* [TASK REQUIREMENTS]
All the data below goes into the copy word for word, but the pictures don't.
— Start SUPPLIED INFORMATION —
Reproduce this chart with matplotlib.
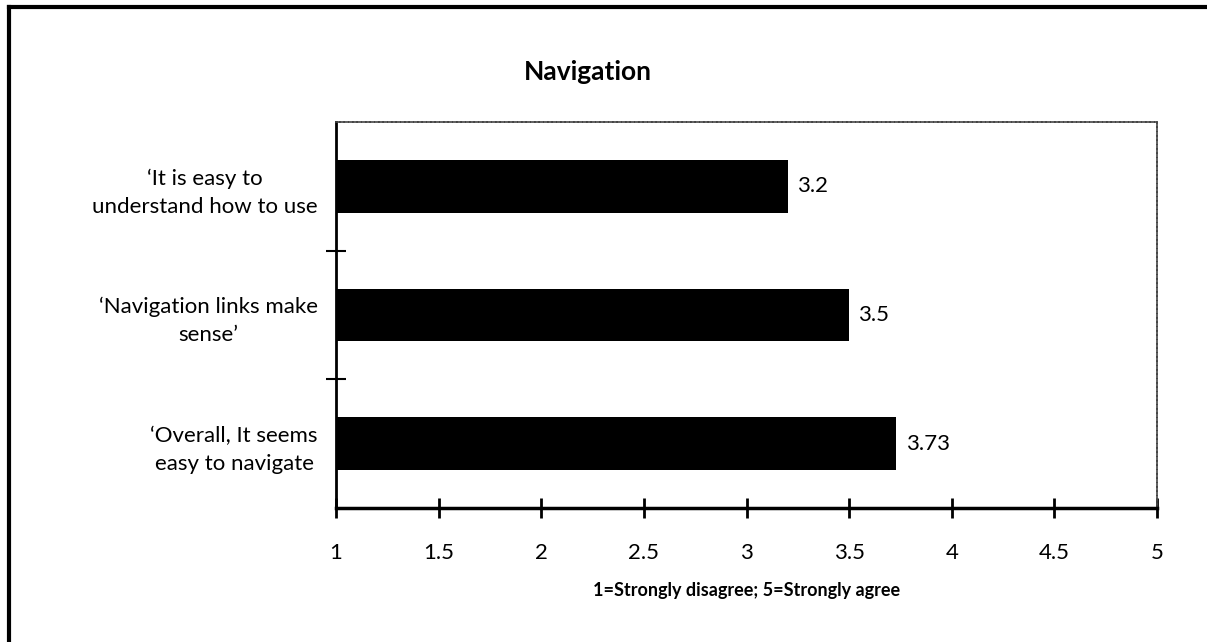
import numpy as np
import matplotlib
matplotlib.use("Agg")
import matplotlib.pyplot as plt
from matplotlib.lines import Line2D

# Data
labels = ["\u2018It is easy to\nunderstand how to use",
          "\u2018Navigation links make\nsense\u2019",
          "\u2018Overall, It seems\neasy to navigate"]
values = [3.2, 3.5, 3.73]
xticks = [1, 1.5, 2, 2.5, 3, 3.5, 4, 4.5, 5]
xtick_labels = ["1", "1.5", "2", "2.5", "3", "3.5", "4", "4.5", "5"]

plt.rcParams['font.family'] = ['Lato', 'DejaVu Sans']

W, H = 1207, 642
fig = plt.figure(figsize=(W / 100, H / 100), dpi=100)
ax = fig.add_axes([336 / W, 1 - 508 / H, (1157 - 336) / W, (508 - 122) / H])

pos = np.arange(len(values))
ax.barh(pos, np.array(values) - 1, left=1, height=0.41, color="black")
for p, v in zip(pos, values):
    ax.text(v + 0.045, p, f"{v:g}", va="center", ha="left", fontsize=16)

ax.set_xlim(1, 5)
ax.set_ylim(len(values) - 0.5, -0.5)
ax.set_xticks(xticks)
ax.set_xticklabels(xtick_labels, fontsize=16)
ax.set_yticks(pos)
ax.set_yticklabels(labels, fontsize=16, multialignment="center", linespacing=1.5)
ax.tick_params(axis="y", length=0, pad=13)
ax.set_yticks([0.5, 1.5], minor=True)
ax.tick_params(axis="y", which="minor", length=14, width=1.5, direction="inout")
ax.tick_params(axis="x", length=14, width=2, direction="inout", pad=18)

ax.spines["left"].set_linewidth(2)
ax.spines["bottom"].set_linewidth(2.5)
for s in ["top", "right"]:
    ax.spines[s].set_linewidth(1.2)
    ax.spines[s].set_color("#444444")
    ax.spines[s].set_linestyle((0, (2, 0.6)))

ax.set_xlabel("1=Strongly disagree; 5=Strongly agree", fontsize=13,
              fontweight="bold", labelpad=14)
fig.text(588 / W, 1 - 72 / H, "Navigation", ha="center", va="center",
         fontsize=19, fontweight="bold")

# outer frame (only top and left edges visible in the crop)
fig.add_artist(Line2D([9 / W, 1.0], [1 - 7 / H, 1 - 7 / H], color="black", lw=3,
                      transform=fig.transFigure))
fig.add_artist(Line2D([9 / W, 9 / W], [1 - 7 / H, 0], color="black", lw=3,
                      transform=fig.transFigure))

fig.savefig("out.png", dpi=100, facecolor="white")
— End SUPPLIED INFORMATION —
* [SOLUTION FOR THIS TASK]
Reproduce this chart with matplotlib.
import numpy as np
import matplotlib
matplotlib.use("Agg")
import matplotlib.pyplot as plt
from matplotlib.lines import Line2D

# Data
labels = ["\u2018It is easy to\nunderstand how to use",
          "\u2018Navigation links make\nsense\u2019",
          "\u2018Overall, It seems\neasy to navigate"]
values = [3.2, 3.5, 3.73]
xticks = [1, 1.5, 2, 2.5, 3, 3.5, 4, 4.5, 5]
xtick_labels = ["1", "1.5", "2", "2.5", "3", "3.5", "4", "4.5", "5"]

plt.rcParams['font.family'] = ['Lato', 'DejaVu Sans']

W, H = 1207, 642
fig = plt.figure(figsize=(W / 100, H / 100), dpi=100)
ax = fig.add_axes([336 / W, 1 - 508 / H, (1157 - 336) / W, (508 - 122) / H])

pos = np.arange(len(values))
ax.barh(pos, np.array(values) - 1, left=1, height=0.41, color="black")
for p, v in zip(pos, values):
    ax.text(v + 0.045, p, f"{v:g}", va="center", ha="left", fontsize=16)

ax.set_xlim(1, 5)
ax.set_ylim(len(values) - 0.5, -0.5)
ax.set_xticks(xticks)
ax.set_xticklabels(xtick_labels, fontsize=16)
ax.set_yticks(pos)
ax.set_yticklabels(labels, fontsize=16, multialignment="center", linespacing=1.5)
ax.tick_params(axis="y", length=0, pad=13)
ax.set_yticks([0.5, 1.5], minor=True)
ax.tick_params(axis="y", which="minor", length=14, width=1.5, direction="inout")
ax.tick_params(axis="x", length=14, width=2, direction="inout", pad=18)

ax.spines["left"].set_linewidth(2)
ax.spines["bottom"].set_linewidth(2.5)
for s in ["top", "right"]:
    ax.spines[s].set_linewidth(1.2)
    ax.spines[s].set_color("#444444")
    ax.spines[s].set_linestyle((0, (2, 0.6)))

ax.set_xlabel("1=Strongly disagree; 5=Strongly agree", fontsize=13,
              fontweight="bold", labelpad=14)
fig.text(588 / W, 1 - 72 / H, "Navigation", ha="center", va="center",
         fontsize=19, fontweight="bold")

# outer frame (only top and left edges visible in the crop)
fig.add_artist(Line2D([9 / W, 1.0], [1 - 7 / H, 1 - 7 / H], color="black", lw=3,
                      transform=fig.transFigure))
fig.add_artist(Line2D([9 / W, 9 / W], [1 - 7 / H, 0], color="black", lw=3,
                      transform=fig.transFigure))

fig.savefig("out.png", dpi=100, facecolor="white")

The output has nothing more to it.